The field name alone is the red flag. HubSpot typically sets this flag when a lead's lifecycle stage flips to "customer" — i.e., after purchase. If this field is populated post-purchase, the model is using purchase confirmation to predict purchase — a perfect but entirely circular signal. Requires urgent confirmation from the HubSpot data team. Likely needs to be excluded.

⚠️
salesforceleadid — Possible Rep-Assigned Field Medium — Verify Timing

At 7.22% training importance, this field matters to the model. If the Salesforce ID is assigned automatically at lead creation (the integration syncs immediately), it's fine.

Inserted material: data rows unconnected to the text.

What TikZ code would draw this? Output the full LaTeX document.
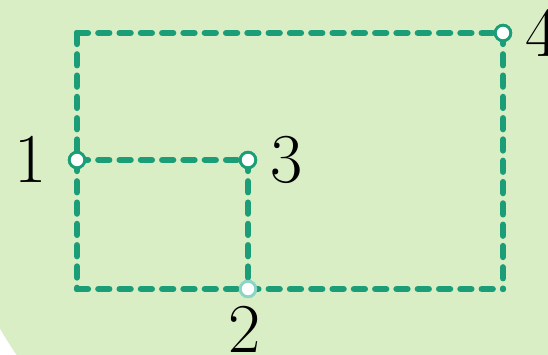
\documentclass[tikz,border=0pt]{standalone}
\usetikzlibrary{calc}
\definecolor{bggreen}{RGB}{217,238,197}
\definecolor{linegreen}{RGB}{27,158,119}
\definecolor{lightteal}{RGB}{140,212,198}
\tikzset{
  conn/.style={draw=linegreen, line width=6.3pt, line cap=round, dash pattern=on 11pt off 10.3pt},
  pt/.style={circle, minimum size=15.5pt, inner sep=0pt, line width=2.8pt, fill=white, draw=linegreen},
  ptlight/.style={pt, draw=lightteal},
  lbl/.style={inner sep=0pt, font=\fontsize{70}{70}\selectfont, text=black}
}
\begin{document}
\begin{tikzpicture}[x=1pt,y=-1pt]
\useasboundingbox (0,0) rectangle (548,354);
\fill[white] (0,0) rectangle (548,354);
\begin{scope}
\clip (0,0) rectangle (548,354);
\fill[bggreen] (330,140) circle (380);
\end{scope}
\coordinate (tl) at (77,33);
\coordinate (bl) at (77,289);
\coordinate (br) at (503,289);
\node[pt] (n1) at (77,160) {};
\node[pt] (n3) at (248,160) {};
\node[pt] (n4) at (503,33) {};
\node[ptlight] (n2) at (248,289) {};
\draw[conn] (tl) -- (n4.center);
\draw[conn] (tl) -- (n1.center);
\draw[conn] (n1.center) -- (bl);
\draw[conn] (bl) -- (br);
\draw[conn] (n4.center) -- (br);
\draw[conn] (n1.center) -- (n3.center);
\draw[conn] (n3.center) -- (n2.center);
\node[pt] at (n1) {};
\node[pt] at (n3) {};
\node[pt] at (n4) {};
\node[ptlight] at (n2) {};
\node[lbl] (l1) at (31,159) {1};
\node[lbl] (l3) at (287,160) {3};
\node[lbl] (l2) at (245,329) {2};
\node[lbl, anchor=west] (l4) at (525,33) {4};
\end{tikzpicture}
\end{document}
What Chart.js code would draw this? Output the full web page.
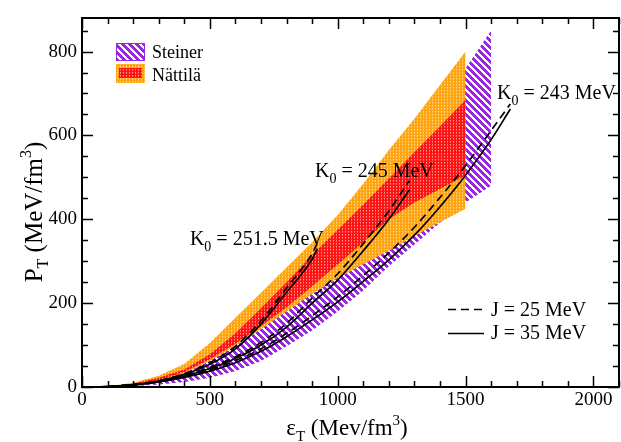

If a rep manually assigns it after reviewing and deciding to pursue a lead, then its presence reflects the rep's quality judgement — not a feature available at scoring time, and potentially biasing the model toward leads reps already decided to work. Requires verification of when this ID is written.

⚠️
Deduplication Sort Order Bug Low Risk — One-Line Fix

The training notebook deduplicates phone records using ascending date order, retaining the oldest property values instead of the most recent. This means some leads are scored on stale CRM data rather than the latest HubSpot fields. The fix is a single line change (.asc() → .desc()). Low risk to current model performance, but should be corrected before the next training run.

ℹ️
Unbounded Conversion Label Window Backlog — V2 Fix

A lead is currently labelled as a "customer" whenever they converted — even if that was 18 months after the enquiry. This introduces two problems: older leads look artificially better (they had more time to convert), and the model may learn patterns from leads with very different purchase timelines. The recommended fix is to bound conversion labels to a specific window (e.g., 90 days from lead creation) agreed with the commercial team. This is not a production blocker, but is scheduled for V2.